The work develops a Hubbard-based model showing the stabilization of $p$-wave magnetism via quantum fluctuations, linking it to real materials and spintronic phenomena.

Findings

Quantum fluctuations select the $p$-wave magnet as the ground state.

Finite spin accumulation via the Edelstein effect is observed.
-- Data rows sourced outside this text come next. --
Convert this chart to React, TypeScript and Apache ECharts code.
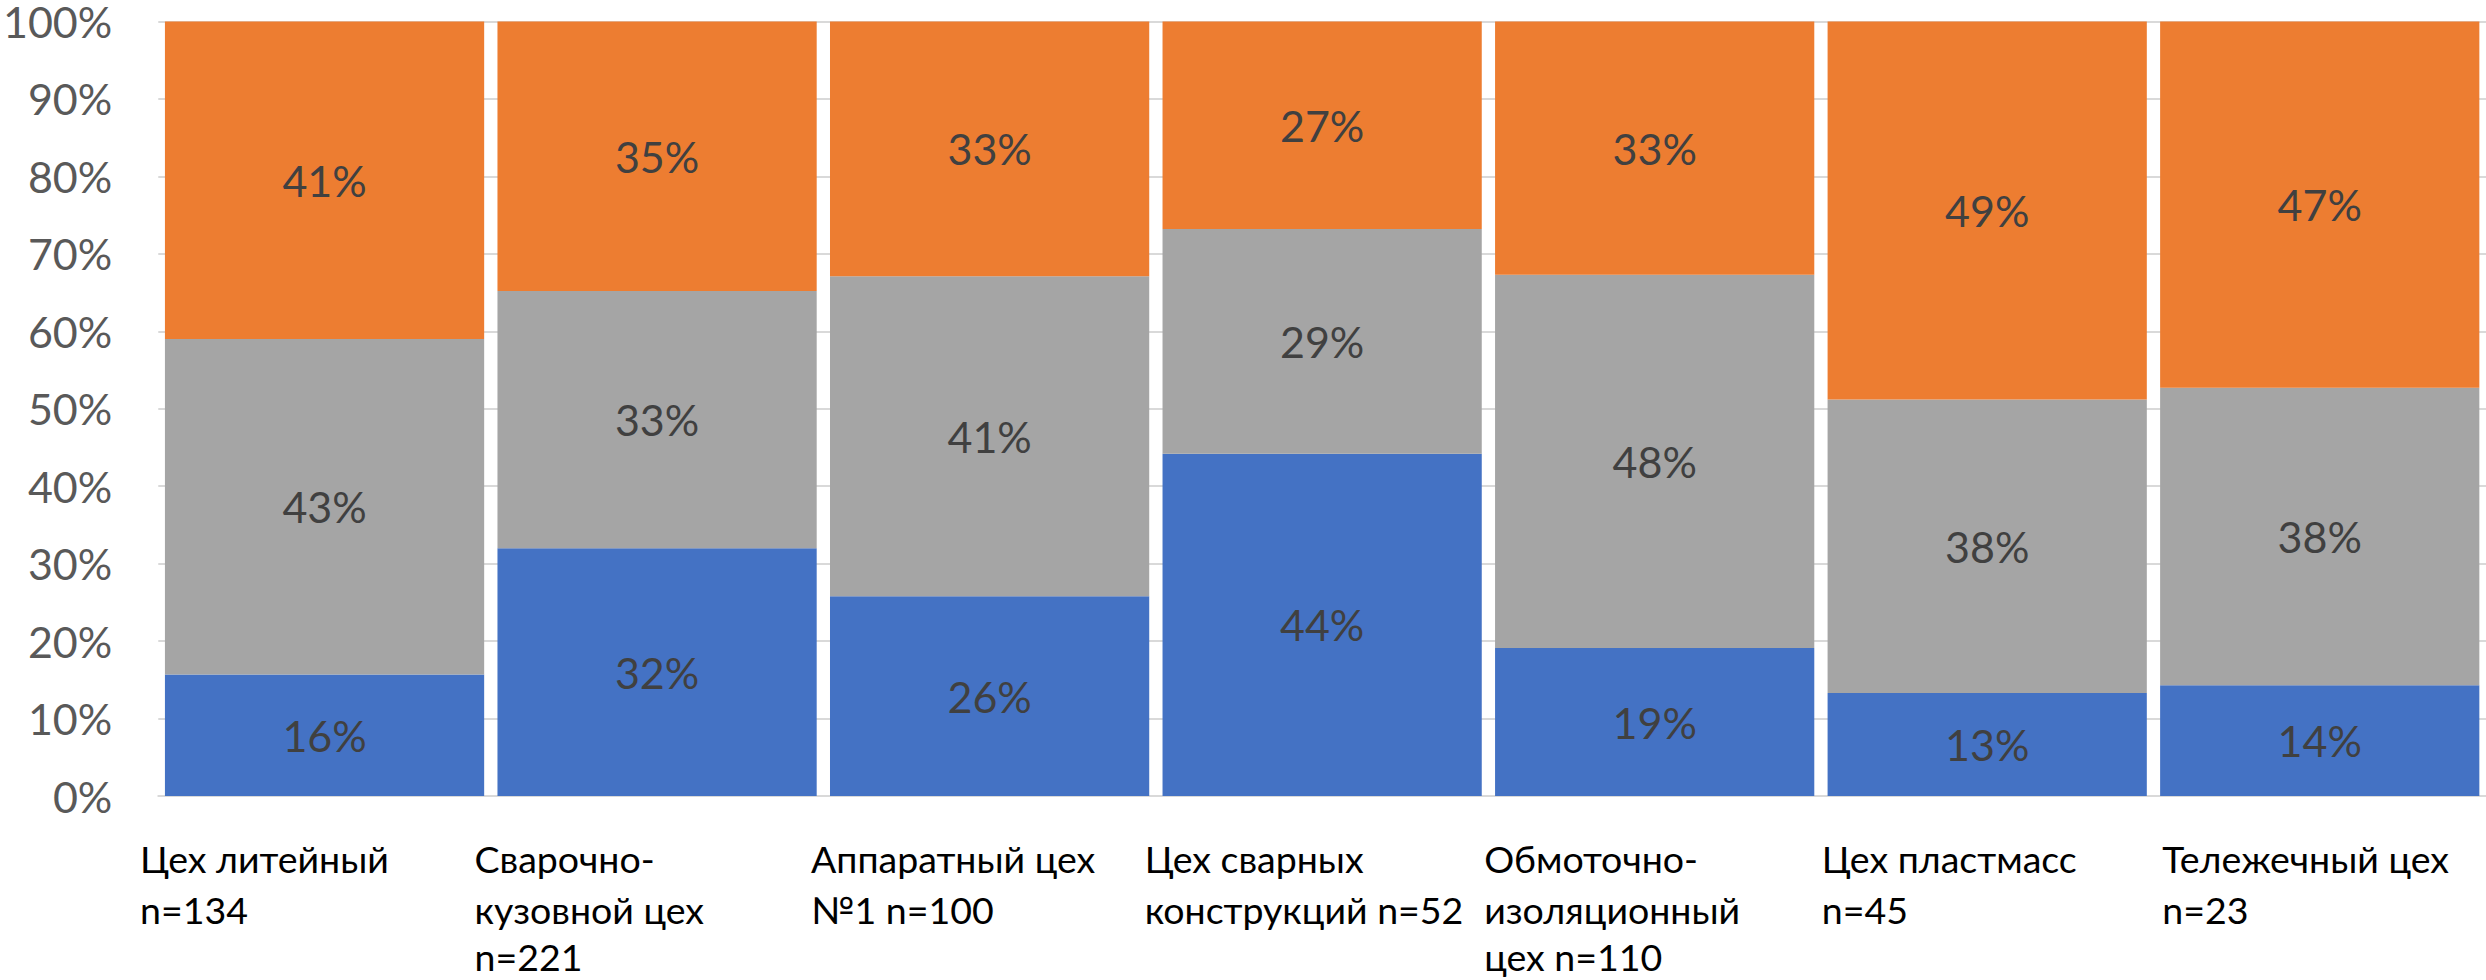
import React, { useEffect, useRef } from "react";
import * as echarts from "echarts";

const categories = [
  "Цех литейный\nn=134",
  "Сварочно-\nкузовной цех\nn=221",
  "Аппаратный цех\n№1 n=100",
  "Цех сварных\nконструкций n=52",
  "Обмоточно-\nизоляционный\nцех n=110",
  "Цех пластмасс\nn=45",
  "Тележечный цех\nn=23",
];

const blueValues = [15.7, 32.0, 25.8, 44.2, 19.1, 13.3, 14.3];
const grayValues = [43.3, 33.2, 41.3, 29.0, 48.2, 37.9, 38.4];
const orangeValues = [41.0, 34.8, 32.9, 26.8, 32.7, 48.8, 47.3];

const yTicks = [0, 10, 20, 30, 40, 50, 60, 70, 80, 90, 100];

const FONT = "Lato, 'Open Sans', sans-serif";
const labelBoxWidths = [369, 365, 357, 355, 341, 331, 315];

export default function App() {
  const ref = useRef<HTMLDivElement>(null);
  useEffect(() => {
    if (!ref.current) return;
    const chart = echarts.init(ref.current, undefined, { renderer: "svg" });
    const rich: Record<string, any> = {};
    labelBoxWidths.forEach((w, i) => {
      const base = {
        width: w,
        align: "left",
        fontSize: 37.5,
        color: "#000000",
        fontFamily: FONT,
      };
      rich["c" + i] = { ...base, lineHeight: 51 };
      rich["l" + i] = { ...base, lineHeight: 43 };
    });
    const dataLabel = {
      show: true,
      position: "inside",
      color: "#404040",
      fontSize: 43,
      fontFamily: FONT,
      formatter: (p: any) => Math.round(p.value) + "%",
    };
    const mk = (name: string, data: number[], color: string) => ({
      name,
      type: "bar",
      stack: "total",
      data,
      barCategoryGap: "4%",
      itemStyle: { color },
      label: dataLabel,
    });
    chart.setOption({
      animation: false,
      backgroundColor: "#ffffff",
      grid: { left: 153, top: 17.5, width: 2338, height: 778.5, containLabel: false },
      xAxis: {
        type: "category",
        data: categories,
        axisLine: { show: true, lineStyle: { color: "#D9D9D9", width: 2 } },
        axisTick: { show: false },
        axisLabel: {
          interval: 0,
          margin: 37,
          align: "center",
          verticalAlign: "top",
          formatter: (v: string, i: number) =>
            v
              .split("\n")
              .map((l, k) => (k === 2 ? `{l${i}|${l}}` : `{c${i}|${l}}`))
              .join("\n"),
          rich,
        },
      },
      yAxis: {
        type: "value",
        min: yTicks[0],
        max: yTicks[yTicks.length - 1],
        interval: 10,
        axisLine: { show: false },
        axisTick: { show: false },
        splitLine: { lineStyle: { color: "#D9D9D9", width: 2 } },
        axisLabel: {
          margin: 46,
          color: "#595959",
          fontSize: 43,
          lineHeight: 30,
          fontFamily: FONT,
          formatter: "{value}%",
        },
      },
      series: [
        mk("Синий", blueValues, "#4472C4"),
        mk("Серый", grayValues, "#A5A5A5"),
        mk("Оранжевый", orangeValues, "#ED7D31"),
      ],
    });
    return () => chart.dispose();
  }, []);
  return (
    <div
      ref={ref}
      style={{ position: "fixed", left: 0, top: 0, width: 2486, height: 980 }}
    />
  );
}
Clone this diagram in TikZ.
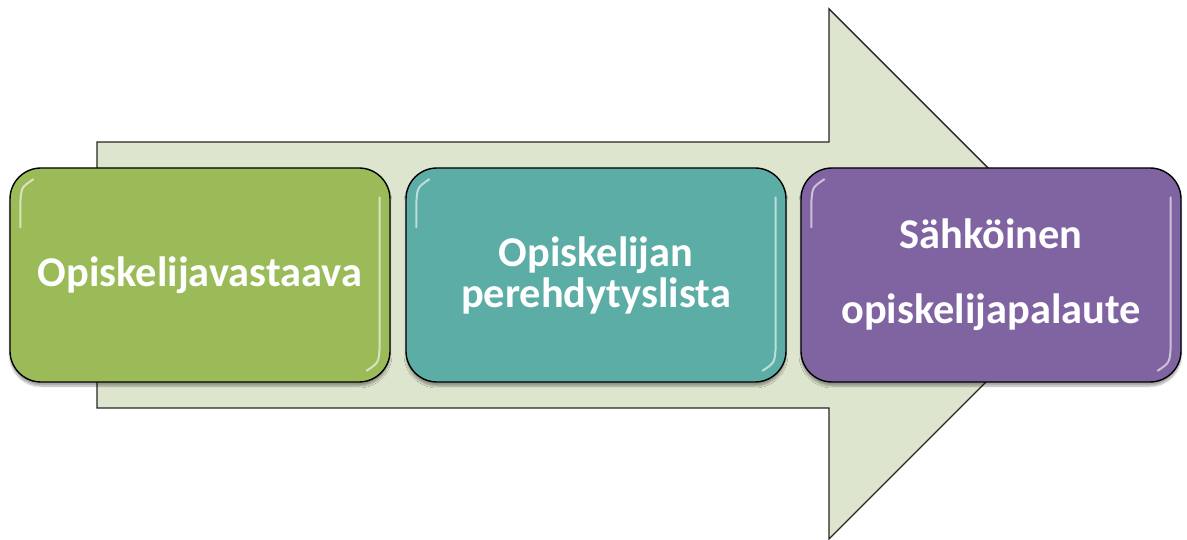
\documentclass[tikz,border=0pt]{standalone}
\usepackage{fontspec}
\setmainfont{Carlito}
\usetikzlibrary{shadows.blur}
\definecolor{arrowfill}{HTML}{DDE5CF}
\definecolor{boxgreen}{HTML}{9BBB59}
\definecolor{boxteal}{HTML}{5BADA5}
\definecolor{boxpurple}{HTML}{8064A2}

\begin{document}
\begin{tikzpicture}[x=1pt,y=-1pt,
  box/.style={draw=black,line width=1.4pt,rounded corners=31pt,minimum width=380pt,minimum height=214pt,inner sep=0pt,
    align=center,text=white,font=\fontsize{42.4}{41}\selectfont\bfseries,
    blur shadow={shadow xshift=0pt,shadow yshift=-4pt,shadow blur steps=6,shadow opacity=35}},
  hilite/.style={white,line width=2pt,opacity=.6,line cap=round}]
  \useasboundingbox(0,0)rectangle(1187,540);
  % big arrow behind the boxes
  \draw[fill=arrowfill,line width=1.4pt,draw=black!85](97,142)--(829,142)--(829,9)--(1094,274)--(829,539)--(829,408)--(97,408)--cycle;
  \foreach\nm/\cx/\col/\txt in {opv/200/boxgreen/{Opiskelijavastaava},
      ppl/596/boxteal/{Opiskelijan\\perehdytyslista},
      sop/991/boxpurple/{S\"ahk\"oinen\\[34pt]opiskelijapalaute}} {
     \node[box,fill=\col](\nm)at(\cx,275){\txt};
   }
  % glossy streaks
  \foreach\nm in {opv,ppl,sop} {
     \draw[hilite]([shift={(11pt,-60pt)}]\nm.north west)--([shift={(11pt,-36pt)}]\nm.north west)
        ..controls([shift={(12pt,-20pt)}]\nm.north west)..([shift={(24pt,-12pt)}]\nm.north west);
     \draw[hilite]([shift={(-11pt,-30pt)}]\nm.north east)--([shift={(-11pt,36pt)}]\nm.south east)
        ..controls([shift={(-12pt,20pt)}]\nm.south east)..([shift={(-24pt,12pt)}]\nm.south east);
   }
\end{tikzpicture}
\end{document}
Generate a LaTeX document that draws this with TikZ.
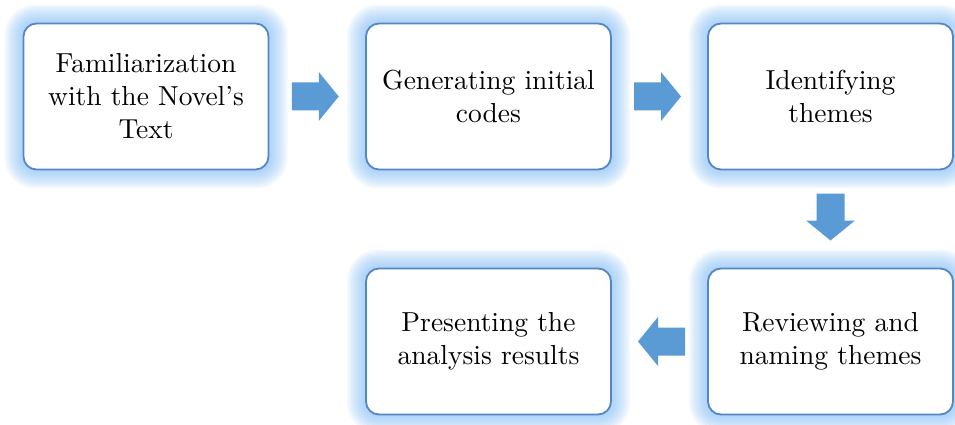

Relevance to honeycomb magnets like Ni$_2$Mo$_3$O$_8$ is discussed.

Abstract

The $p$-wave magnet has emerged as a new type of magnetism exhibiting odd-parity, time-reversal-symmetric spin splitting in momentum space, and has attracted considerable interest as a promising platform for spintronic applications. However, the theoretical understanding of the fundamental mechanism responsible for stabilizing this phase remains limited. In this work, we identify a microscopic interacting model that realizes the $p$-wave magnet as its ground state. We first introduce a Hubbard model and derive the corresponding low-energy spin Hamiltonian. At the classical level, we find that the $p$-wave magnet is stabilized but remains energetically degenerate with competing noncoplanar states. Quantum fluctuations lift this degeneracy, selecting the $p$-wave magnet as the unique ground state. The resulting electronic structure exhibits finite spin accumulation via the Edelstein effect, highlighting the potential of $p$-wave magnetism for spintronic applications. We further discuss the relevance of our theory to quasi-two-dimensional honeycomb magnets such as Ni$_2$Mo$_3$O$_8$. Our findings establish the possibility of spontaneous $p$-wave magnetism.